We report the case of a 15-year-old girl of African descent (Fitzpatrick skin type VI) who presented to our tertiary allergy clinic. She had a marked allergic reaction to fish when she was an infant, and this allergy has persisted. The patient also experienced seasonal allergic rhinitis in the tree and grass pollen seasons and mild eczema but no asthma or contact dermatitis.

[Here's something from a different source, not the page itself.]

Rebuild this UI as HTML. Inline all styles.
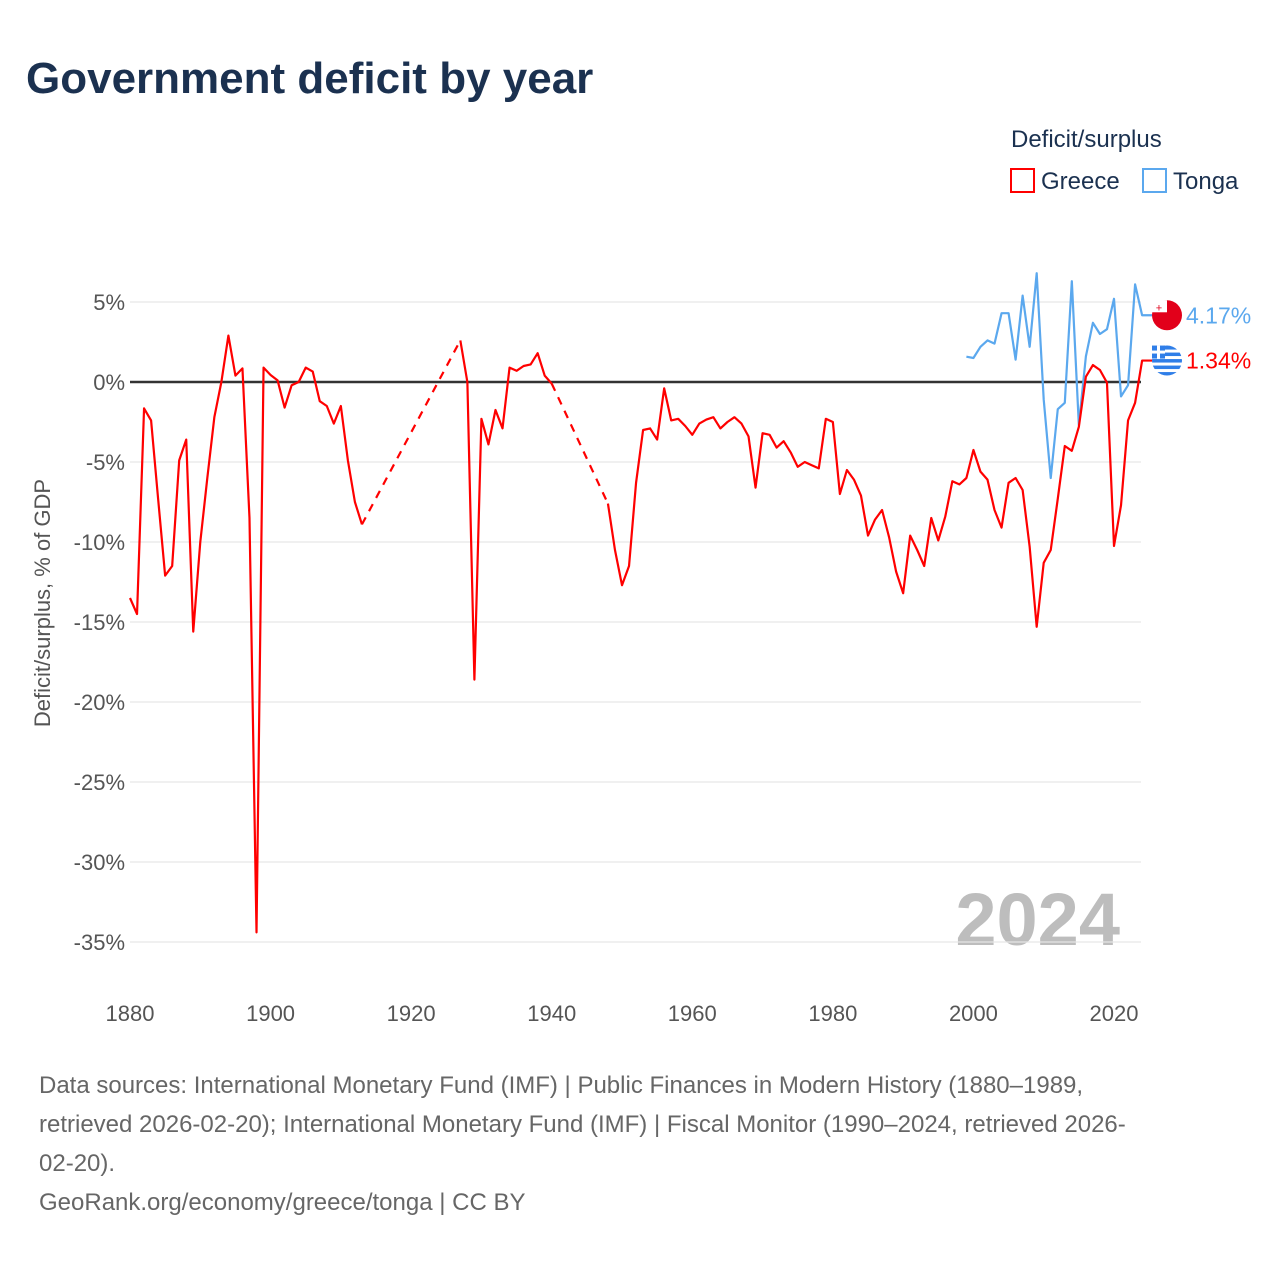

SPTs are a common procedure for the diagnosis of atopic disease, and they are generally considered safe with very rare local and systemic complications . PIH can be found in the epidermis or dermis. The pathogenesis involves an upregulation in melanin synthesis by melanocytes triggered by an inflammatory process. In addition, melanin transfer from melanocytes to the surrounding keratinocytes is increased (epidermal PIH). If the basal cell layer is disrupted as part of this process, then the melanin can also be trapped by macrophages in the dermis (dermal PIH), causing deep blue discoloration of the skin . Cutaneous late-phase reactions after an allergen challenge peak at 6 to 8 hours and resolve by 24 to 48 hours. These are common after intradermal tests, but they are rarely reported after SPT . Due to the late onset of the hyperpigmentation in this patient, the possibility of a type IV immune response to the SPT solution base components (sodium chloride, glycerol, phenol, and mannitol) requires further investigations (eg, patch tests), which have been declined by the patient to date. A wide literature search on August 31, 2011, for PIH associated with SPT found no previous reports. Although rare, PIH should be recognized as a potential complication of SPT especially in patients with darker skin and patients counseled as such.